>> start Data
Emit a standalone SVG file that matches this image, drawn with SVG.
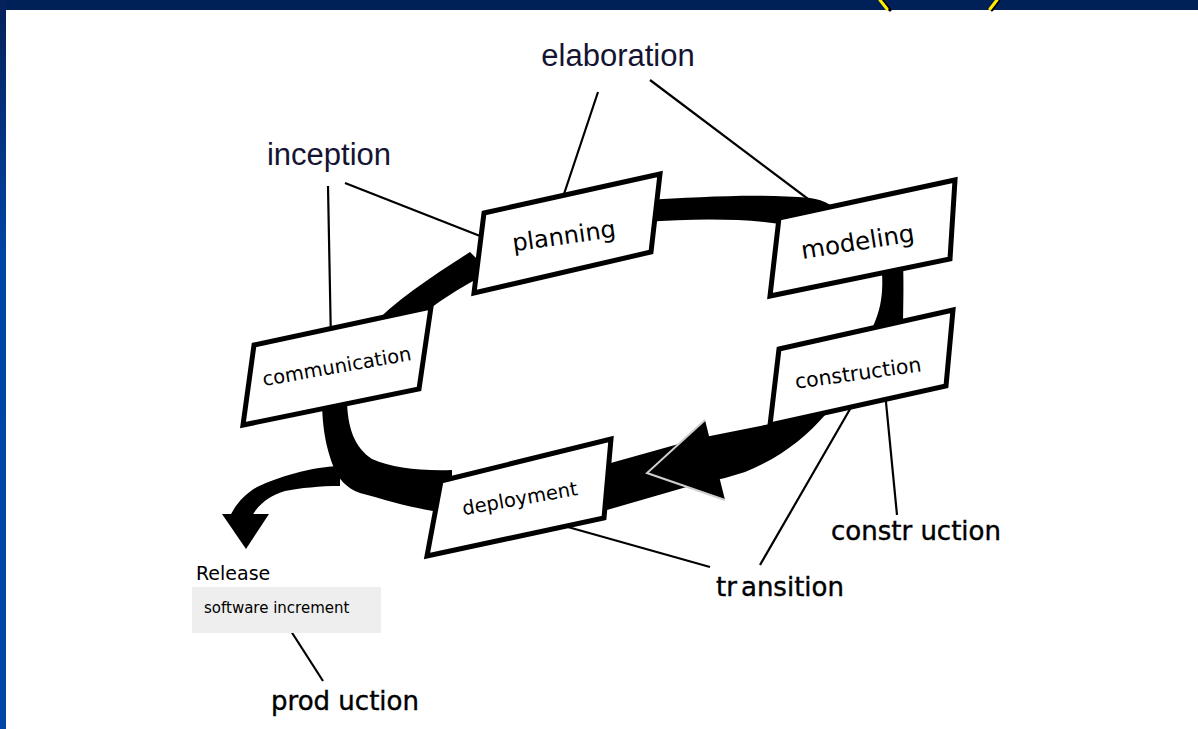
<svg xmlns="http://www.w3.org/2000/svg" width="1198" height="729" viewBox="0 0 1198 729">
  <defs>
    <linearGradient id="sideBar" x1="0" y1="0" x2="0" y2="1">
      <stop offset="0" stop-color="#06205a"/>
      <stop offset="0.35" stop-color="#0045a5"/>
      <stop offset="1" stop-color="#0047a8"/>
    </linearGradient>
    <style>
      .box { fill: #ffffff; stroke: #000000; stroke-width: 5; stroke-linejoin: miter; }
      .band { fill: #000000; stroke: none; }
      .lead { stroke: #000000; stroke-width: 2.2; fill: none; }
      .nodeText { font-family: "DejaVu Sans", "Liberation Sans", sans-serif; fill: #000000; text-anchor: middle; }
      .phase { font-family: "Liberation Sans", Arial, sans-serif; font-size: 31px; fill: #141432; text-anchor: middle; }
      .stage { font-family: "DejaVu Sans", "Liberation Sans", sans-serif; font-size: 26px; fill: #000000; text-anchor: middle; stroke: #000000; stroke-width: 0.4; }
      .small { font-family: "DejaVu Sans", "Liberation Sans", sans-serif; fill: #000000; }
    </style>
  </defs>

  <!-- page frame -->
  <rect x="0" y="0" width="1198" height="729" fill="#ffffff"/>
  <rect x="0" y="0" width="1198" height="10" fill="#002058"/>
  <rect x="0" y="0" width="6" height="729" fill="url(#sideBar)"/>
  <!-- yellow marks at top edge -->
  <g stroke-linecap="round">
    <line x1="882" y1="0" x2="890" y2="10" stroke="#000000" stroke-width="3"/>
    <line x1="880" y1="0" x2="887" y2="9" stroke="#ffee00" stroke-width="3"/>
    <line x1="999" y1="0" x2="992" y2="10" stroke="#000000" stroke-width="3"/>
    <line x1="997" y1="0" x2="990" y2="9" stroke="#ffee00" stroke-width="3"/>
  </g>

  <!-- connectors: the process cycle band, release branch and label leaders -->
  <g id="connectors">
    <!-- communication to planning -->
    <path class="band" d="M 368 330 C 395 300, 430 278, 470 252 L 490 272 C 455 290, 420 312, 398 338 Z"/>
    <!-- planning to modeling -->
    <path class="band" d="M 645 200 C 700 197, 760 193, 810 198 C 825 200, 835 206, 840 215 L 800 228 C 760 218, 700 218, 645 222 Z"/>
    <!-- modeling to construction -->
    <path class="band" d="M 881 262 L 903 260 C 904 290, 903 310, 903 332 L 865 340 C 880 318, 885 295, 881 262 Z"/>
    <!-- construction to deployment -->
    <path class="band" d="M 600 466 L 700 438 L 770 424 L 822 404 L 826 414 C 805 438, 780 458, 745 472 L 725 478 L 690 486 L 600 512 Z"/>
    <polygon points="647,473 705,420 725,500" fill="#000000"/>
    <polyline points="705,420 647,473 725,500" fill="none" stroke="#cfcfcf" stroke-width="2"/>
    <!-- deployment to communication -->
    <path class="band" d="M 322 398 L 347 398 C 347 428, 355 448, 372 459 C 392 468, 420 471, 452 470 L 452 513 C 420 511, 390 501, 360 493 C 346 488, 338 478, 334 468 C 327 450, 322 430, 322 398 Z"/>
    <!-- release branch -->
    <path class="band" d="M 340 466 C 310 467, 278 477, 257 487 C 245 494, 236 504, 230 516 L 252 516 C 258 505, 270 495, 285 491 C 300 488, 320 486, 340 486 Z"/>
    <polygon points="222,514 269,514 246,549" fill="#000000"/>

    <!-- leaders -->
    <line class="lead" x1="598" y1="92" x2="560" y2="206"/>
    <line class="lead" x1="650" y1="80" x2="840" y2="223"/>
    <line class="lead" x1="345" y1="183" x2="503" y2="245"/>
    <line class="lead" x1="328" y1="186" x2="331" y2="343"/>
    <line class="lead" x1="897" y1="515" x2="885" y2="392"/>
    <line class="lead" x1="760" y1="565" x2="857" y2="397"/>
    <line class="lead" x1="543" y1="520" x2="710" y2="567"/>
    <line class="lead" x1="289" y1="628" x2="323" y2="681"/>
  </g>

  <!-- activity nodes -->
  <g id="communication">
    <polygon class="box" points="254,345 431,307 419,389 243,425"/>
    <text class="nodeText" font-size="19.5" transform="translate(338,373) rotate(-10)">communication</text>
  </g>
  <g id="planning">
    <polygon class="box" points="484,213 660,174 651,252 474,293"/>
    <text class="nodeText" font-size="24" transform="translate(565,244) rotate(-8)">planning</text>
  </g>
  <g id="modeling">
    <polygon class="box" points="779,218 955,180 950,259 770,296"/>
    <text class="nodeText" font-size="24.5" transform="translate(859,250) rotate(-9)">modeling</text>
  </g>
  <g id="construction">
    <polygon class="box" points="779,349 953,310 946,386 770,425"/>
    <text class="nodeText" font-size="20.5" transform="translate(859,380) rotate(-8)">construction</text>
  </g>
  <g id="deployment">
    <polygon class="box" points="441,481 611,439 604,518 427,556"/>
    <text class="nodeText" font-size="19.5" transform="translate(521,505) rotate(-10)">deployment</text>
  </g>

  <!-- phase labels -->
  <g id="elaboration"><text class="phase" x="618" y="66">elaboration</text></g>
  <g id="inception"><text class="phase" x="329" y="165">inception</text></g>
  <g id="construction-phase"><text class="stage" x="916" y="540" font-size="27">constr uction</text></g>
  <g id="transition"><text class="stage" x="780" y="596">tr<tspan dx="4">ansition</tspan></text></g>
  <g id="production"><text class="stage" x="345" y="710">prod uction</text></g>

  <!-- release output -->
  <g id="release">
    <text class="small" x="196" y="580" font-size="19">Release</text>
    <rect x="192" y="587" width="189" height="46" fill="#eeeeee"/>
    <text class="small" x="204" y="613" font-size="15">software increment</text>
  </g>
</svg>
>> end Data
>> start Data
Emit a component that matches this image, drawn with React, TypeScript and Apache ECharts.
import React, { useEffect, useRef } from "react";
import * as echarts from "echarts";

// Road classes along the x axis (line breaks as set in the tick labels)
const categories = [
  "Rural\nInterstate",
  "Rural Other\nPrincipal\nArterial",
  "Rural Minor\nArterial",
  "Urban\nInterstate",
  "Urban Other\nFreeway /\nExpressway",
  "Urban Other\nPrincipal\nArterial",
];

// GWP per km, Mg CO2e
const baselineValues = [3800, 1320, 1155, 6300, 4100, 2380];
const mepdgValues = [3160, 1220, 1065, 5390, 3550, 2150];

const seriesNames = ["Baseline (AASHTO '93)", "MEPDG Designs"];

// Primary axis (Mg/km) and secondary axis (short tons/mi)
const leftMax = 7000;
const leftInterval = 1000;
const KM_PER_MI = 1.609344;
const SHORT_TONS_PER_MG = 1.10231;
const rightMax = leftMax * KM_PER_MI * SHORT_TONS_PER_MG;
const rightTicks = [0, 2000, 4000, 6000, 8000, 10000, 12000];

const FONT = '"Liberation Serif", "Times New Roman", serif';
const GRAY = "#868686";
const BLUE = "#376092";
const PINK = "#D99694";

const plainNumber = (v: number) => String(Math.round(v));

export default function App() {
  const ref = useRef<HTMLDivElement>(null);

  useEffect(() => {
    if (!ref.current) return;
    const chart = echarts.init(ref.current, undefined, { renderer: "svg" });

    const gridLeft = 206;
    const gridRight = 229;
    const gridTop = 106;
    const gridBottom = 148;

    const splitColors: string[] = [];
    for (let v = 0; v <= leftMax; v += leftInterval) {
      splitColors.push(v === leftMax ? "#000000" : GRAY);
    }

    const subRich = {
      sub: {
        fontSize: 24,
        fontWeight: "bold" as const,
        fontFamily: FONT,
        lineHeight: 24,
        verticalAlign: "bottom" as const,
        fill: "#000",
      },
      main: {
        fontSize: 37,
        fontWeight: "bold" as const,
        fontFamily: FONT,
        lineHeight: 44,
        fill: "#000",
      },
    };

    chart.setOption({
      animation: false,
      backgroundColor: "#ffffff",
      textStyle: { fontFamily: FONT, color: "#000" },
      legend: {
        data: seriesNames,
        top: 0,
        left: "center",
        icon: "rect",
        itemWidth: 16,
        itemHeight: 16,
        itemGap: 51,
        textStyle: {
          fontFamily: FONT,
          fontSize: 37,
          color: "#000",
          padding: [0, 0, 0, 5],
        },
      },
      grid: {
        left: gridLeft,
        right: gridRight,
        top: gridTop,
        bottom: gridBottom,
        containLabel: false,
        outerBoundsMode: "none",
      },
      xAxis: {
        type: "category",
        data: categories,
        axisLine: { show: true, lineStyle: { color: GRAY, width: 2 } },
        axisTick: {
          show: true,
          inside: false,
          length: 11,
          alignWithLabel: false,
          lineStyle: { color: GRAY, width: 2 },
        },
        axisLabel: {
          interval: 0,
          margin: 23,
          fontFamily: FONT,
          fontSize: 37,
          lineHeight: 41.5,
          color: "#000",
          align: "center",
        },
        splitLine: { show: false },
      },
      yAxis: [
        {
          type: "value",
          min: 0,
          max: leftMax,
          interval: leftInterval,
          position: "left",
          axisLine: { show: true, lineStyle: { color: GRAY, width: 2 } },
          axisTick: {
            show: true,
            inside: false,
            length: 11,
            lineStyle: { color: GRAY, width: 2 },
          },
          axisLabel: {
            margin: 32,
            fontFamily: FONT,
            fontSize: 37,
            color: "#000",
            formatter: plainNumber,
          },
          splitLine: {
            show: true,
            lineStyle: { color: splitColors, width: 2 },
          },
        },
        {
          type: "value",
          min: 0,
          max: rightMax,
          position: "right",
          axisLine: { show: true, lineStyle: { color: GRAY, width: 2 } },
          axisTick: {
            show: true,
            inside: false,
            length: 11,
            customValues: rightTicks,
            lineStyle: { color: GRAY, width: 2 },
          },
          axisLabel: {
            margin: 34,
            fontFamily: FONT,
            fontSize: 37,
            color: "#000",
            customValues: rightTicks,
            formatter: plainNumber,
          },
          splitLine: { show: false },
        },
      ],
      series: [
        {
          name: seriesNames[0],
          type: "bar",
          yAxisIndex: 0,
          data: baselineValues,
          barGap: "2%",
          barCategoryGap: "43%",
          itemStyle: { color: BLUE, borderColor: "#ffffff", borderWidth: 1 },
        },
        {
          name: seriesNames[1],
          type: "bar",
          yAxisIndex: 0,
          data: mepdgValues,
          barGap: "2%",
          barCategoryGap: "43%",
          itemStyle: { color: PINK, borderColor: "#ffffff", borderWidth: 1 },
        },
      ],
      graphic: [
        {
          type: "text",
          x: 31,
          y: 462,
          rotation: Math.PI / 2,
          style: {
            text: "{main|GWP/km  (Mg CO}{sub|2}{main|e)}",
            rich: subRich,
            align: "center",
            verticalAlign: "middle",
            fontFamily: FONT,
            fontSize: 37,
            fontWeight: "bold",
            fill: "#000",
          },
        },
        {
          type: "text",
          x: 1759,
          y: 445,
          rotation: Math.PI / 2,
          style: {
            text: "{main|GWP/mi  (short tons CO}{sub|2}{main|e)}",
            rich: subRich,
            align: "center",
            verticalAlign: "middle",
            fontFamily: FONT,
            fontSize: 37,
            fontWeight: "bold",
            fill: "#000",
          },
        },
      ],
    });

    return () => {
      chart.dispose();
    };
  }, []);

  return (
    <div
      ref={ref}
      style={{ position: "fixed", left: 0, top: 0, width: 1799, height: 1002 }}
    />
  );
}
>> end Data
>> start Data
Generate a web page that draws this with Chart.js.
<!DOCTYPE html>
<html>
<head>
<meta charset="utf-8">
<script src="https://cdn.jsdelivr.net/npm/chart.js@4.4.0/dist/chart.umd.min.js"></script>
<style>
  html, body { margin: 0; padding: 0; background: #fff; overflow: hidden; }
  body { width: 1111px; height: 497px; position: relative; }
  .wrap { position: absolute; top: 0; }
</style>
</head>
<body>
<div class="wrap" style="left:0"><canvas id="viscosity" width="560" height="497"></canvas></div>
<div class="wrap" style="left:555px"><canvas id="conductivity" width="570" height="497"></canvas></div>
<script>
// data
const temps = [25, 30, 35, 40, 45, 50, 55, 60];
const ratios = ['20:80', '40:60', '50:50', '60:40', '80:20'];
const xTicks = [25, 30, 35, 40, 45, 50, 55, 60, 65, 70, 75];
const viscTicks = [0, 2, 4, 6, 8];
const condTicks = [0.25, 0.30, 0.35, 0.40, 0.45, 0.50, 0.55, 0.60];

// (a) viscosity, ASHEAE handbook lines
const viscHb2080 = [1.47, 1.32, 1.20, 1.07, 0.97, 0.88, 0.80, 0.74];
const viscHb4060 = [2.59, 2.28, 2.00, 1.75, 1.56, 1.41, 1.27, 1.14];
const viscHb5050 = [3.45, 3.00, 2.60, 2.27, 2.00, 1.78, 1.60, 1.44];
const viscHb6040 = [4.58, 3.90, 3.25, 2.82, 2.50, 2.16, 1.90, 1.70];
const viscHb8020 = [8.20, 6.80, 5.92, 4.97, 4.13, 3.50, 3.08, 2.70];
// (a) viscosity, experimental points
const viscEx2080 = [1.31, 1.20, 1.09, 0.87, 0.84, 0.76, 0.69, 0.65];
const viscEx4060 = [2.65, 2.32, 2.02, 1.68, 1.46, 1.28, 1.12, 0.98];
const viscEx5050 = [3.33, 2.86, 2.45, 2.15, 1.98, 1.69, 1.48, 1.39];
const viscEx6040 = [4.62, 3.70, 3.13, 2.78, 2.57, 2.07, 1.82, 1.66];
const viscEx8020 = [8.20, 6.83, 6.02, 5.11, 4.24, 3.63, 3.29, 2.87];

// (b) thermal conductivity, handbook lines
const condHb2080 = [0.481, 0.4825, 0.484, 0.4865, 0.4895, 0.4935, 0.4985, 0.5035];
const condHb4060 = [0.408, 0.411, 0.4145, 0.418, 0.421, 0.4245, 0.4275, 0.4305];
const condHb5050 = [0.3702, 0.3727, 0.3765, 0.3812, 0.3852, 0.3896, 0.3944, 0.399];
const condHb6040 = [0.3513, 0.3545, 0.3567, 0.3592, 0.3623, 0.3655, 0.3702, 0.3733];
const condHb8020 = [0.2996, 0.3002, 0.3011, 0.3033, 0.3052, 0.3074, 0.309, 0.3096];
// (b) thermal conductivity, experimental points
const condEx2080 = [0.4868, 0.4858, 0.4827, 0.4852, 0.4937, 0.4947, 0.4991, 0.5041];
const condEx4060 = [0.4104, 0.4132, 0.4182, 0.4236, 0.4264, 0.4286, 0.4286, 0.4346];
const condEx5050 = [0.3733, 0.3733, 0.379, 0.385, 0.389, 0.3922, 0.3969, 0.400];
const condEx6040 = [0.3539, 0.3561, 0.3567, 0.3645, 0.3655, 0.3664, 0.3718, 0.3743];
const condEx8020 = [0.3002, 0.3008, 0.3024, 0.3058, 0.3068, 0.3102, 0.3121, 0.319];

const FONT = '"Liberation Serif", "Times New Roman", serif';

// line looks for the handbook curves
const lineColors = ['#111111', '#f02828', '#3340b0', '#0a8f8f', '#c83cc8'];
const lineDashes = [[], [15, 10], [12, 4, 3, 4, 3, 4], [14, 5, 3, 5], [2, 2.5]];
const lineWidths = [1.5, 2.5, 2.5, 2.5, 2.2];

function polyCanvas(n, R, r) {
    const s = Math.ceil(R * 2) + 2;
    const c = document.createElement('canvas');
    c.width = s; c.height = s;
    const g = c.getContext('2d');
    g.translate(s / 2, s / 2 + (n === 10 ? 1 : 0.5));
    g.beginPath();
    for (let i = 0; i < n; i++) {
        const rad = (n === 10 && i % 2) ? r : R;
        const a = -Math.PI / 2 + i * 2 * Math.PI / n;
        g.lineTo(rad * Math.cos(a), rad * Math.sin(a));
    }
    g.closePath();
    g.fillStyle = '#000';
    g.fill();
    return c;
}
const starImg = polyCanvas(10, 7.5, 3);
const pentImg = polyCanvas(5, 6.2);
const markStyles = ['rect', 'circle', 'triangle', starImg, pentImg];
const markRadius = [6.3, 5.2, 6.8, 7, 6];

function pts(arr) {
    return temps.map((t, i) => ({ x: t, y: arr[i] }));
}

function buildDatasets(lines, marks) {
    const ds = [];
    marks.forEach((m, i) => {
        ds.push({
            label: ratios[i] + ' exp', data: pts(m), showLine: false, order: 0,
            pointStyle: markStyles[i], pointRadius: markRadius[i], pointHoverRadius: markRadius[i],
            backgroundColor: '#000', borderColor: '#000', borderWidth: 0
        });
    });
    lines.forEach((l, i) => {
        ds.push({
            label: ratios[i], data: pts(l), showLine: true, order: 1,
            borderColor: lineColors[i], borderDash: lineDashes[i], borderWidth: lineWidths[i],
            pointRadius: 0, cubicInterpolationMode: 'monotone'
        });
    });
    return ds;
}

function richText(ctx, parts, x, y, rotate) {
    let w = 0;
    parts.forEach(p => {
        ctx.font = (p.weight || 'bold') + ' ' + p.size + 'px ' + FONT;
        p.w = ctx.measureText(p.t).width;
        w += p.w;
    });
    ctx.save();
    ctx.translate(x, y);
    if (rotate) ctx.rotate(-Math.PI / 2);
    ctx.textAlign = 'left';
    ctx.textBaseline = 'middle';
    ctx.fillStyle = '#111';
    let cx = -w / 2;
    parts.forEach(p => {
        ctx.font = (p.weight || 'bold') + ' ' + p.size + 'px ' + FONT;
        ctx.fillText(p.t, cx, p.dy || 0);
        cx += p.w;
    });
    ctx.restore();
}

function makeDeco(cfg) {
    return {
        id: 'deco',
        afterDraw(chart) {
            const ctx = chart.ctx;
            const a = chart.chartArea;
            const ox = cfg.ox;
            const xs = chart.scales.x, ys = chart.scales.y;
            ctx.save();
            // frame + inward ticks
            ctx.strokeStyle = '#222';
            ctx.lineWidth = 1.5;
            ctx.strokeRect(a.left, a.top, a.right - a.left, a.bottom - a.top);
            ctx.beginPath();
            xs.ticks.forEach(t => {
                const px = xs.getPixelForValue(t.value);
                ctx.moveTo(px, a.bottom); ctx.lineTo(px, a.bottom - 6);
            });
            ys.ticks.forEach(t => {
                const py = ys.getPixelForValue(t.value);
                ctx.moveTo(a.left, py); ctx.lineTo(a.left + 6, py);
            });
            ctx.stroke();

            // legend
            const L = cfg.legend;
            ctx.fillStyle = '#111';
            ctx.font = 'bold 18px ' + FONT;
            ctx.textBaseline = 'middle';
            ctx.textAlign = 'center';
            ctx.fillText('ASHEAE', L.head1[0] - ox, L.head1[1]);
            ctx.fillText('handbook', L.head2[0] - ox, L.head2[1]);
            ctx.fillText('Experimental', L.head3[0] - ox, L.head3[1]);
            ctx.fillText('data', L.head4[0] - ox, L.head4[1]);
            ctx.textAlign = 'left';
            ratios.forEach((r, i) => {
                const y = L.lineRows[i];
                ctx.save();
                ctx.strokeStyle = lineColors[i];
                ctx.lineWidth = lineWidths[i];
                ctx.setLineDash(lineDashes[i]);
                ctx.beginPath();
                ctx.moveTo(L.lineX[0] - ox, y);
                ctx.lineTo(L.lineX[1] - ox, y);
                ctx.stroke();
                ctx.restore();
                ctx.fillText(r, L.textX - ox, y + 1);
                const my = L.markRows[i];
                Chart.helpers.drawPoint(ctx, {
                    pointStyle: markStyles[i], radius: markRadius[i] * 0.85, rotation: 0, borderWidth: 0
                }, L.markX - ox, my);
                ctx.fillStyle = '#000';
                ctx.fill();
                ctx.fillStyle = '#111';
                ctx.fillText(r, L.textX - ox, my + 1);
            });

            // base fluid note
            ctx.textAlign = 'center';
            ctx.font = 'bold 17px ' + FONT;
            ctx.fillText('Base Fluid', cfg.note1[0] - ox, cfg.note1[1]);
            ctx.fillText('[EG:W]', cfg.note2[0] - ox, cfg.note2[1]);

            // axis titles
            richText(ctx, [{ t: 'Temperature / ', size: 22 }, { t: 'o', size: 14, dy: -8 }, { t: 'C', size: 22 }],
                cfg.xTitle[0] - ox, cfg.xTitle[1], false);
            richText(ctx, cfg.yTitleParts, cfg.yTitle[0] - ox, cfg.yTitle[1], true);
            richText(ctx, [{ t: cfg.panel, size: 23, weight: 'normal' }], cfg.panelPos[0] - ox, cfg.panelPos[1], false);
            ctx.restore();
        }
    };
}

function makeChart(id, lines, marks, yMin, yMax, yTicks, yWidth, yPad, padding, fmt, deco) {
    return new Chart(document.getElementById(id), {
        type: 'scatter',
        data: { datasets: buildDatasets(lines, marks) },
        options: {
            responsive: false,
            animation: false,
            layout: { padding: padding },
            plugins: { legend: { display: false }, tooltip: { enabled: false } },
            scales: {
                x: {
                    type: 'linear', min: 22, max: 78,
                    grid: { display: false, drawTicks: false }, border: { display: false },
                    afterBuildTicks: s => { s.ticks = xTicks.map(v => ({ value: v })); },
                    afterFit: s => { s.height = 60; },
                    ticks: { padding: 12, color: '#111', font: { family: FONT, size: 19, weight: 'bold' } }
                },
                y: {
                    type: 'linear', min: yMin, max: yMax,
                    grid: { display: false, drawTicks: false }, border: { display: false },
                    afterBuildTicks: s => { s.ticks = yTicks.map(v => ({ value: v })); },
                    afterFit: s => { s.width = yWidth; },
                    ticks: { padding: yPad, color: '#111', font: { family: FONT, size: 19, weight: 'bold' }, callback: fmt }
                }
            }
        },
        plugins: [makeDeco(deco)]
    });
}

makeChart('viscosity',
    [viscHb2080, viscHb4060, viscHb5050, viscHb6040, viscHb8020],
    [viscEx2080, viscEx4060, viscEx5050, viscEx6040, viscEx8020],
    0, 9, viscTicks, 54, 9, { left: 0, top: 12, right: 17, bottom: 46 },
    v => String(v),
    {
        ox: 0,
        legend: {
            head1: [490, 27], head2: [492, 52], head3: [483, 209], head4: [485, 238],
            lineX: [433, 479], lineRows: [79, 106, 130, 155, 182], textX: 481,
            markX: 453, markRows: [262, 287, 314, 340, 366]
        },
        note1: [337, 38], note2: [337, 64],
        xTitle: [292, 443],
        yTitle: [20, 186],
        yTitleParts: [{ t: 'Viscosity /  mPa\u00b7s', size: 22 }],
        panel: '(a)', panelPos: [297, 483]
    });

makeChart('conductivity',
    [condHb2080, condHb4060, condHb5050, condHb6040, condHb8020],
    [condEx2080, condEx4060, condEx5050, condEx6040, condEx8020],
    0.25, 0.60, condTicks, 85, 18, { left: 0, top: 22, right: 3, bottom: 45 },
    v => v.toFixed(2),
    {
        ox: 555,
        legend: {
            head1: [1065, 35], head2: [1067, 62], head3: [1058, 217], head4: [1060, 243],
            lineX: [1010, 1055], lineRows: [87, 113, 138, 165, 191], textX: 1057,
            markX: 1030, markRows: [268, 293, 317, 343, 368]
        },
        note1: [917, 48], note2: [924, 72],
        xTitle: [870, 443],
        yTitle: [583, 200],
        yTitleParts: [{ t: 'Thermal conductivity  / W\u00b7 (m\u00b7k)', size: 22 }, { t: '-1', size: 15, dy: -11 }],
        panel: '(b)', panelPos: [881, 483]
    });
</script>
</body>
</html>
>> end Data
Copy every line above in which the string "image" shows up.

- Answer to this exercise -
Emit a standalone SVG file that matches this image, drawn with SVG.
Emit a component that matches this image, drawn with React, TypeScript and Apache ECharts.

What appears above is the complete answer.